7. Do you think guys are suckers for agreeing to work full time all the time, and staying at home a few years is just retribution for having to remember where the lightbulbs are, make all the phone calls, travel arrangements, and so forth? And do you really think it is that easy?

Oops, the last I should ask a few years later I guess. They are still in college after all, we don't want to shock them with reality too soon!

Monday, September 19, 2005

Grit Your Teeth Reading

Four friends thoughtfully forwarded the article. Its title – Yoga, Ya’ll– had me hitting delete, once twice etcetera (I'm not a yoga fan, and run from indiscriminant use of ya'll). Tonight though, scrolling through the NYT, enjoying insomnia and a fast internet connection but about to run out of news to read, I caught the story again, in the Times’ just launched Funny pages. After all, I like funny. I thought I'd give it a try. I just forgot how local funny can be.

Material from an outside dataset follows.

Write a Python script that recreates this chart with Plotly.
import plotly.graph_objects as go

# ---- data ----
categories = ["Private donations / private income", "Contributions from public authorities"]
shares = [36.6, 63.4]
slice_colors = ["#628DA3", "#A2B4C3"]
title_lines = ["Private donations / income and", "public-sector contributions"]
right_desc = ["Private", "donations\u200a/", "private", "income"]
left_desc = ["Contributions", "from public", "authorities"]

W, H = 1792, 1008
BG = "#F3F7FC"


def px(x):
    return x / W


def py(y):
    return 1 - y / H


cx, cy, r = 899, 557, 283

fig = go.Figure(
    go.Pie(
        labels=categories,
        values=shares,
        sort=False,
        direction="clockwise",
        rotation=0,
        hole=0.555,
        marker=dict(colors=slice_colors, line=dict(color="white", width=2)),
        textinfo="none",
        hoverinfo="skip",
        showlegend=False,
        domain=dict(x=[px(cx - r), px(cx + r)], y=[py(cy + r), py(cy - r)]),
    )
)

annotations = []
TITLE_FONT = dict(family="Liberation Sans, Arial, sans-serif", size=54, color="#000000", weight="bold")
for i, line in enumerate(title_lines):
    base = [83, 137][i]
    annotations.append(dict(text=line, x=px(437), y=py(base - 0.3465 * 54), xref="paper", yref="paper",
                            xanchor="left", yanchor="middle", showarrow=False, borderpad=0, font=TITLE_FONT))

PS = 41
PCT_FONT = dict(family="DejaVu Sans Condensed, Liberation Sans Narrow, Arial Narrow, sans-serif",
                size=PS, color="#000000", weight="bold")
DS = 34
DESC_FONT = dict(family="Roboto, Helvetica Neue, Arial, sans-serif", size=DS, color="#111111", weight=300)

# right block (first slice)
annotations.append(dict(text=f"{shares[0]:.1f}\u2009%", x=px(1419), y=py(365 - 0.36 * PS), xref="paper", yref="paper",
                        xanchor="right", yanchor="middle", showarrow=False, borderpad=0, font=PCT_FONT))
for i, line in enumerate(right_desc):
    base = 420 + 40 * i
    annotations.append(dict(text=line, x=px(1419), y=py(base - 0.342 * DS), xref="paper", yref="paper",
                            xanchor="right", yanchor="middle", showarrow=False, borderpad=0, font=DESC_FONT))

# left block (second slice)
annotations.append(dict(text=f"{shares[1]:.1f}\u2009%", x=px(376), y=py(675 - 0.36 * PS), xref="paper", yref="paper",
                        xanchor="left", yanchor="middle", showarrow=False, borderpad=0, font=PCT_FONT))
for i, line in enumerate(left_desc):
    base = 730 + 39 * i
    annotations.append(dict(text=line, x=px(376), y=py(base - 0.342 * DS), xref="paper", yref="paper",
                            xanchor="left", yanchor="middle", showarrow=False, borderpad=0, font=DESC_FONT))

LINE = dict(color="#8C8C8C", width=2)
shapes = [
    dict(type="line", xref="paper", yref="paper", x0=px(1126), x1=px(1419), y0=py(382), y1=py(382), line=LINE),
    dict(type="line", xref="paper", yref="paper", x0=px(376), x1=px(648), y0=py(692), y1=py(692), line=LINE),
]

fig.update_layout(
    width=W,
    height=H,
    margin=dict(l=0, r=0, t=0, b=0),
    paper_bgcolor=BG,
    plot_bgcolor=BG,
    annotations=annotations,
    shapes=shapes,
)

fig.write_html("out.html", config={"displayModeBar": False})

“Yoga, Ya’ll,” by Elizabeth Gilbert, is all about a southern yoga class and its vowel-extending instructor. The writer objects to the instructor’s accent, mocks her use of ya’ll and her yoga abilities. One thousand words later, she winds up her tribute to alienation with an obligatory I’ll-get-used-to-it-somehow ending that leaves you thinking, yeah right.

It’s a story that goes in my bookmarks folder “I don’t hate it, I don't, but everyone else seems to.” And it once again confirms to me how prejudiced New Yorkers can be about the South. I’m not talking cab drivers, fruit stand owners, investment brokers, but editors and writers who talk so reasonably about the eight sides of every issue, but when faced with the states beneath the Mason-Dixon line start to worry about being made to squeal like a pig, imagine violet romances, or mock the stupidity of the locals.

I notice it particularly with the Times. They seem to thrive on writing about the South in this quaint yet scary country within a country sort of way (noticeable throughout its coverage of Katrina). I have to wonder what a certain Alabamian editor did to the staff* during his recent sojourn as executive editor because he certainly didn’t expand their perspectives on the possibilities of how to write about a part of the U.S. I’ve seen referred to in their pages in the last two days as Dixie and the Ya’ll Zone. To me this is the equivalent of newscasters calling the midwest the land of white bread, or California, hippieville. It's just not the right thing to do in a national newspaper and I have to wonder why the South falls outside their editorial realm of respect.

*It’s easy to imagine force feedings of ketchup-based barbeque, the maniacal over use of idioms designed to annoy, straw hats and white shoes, long lectures on legendary football coaches. Reading up on the fellow, I found at least two of these traits well-documented. Any bets on which ones, ya'll (or should I say youse guys)?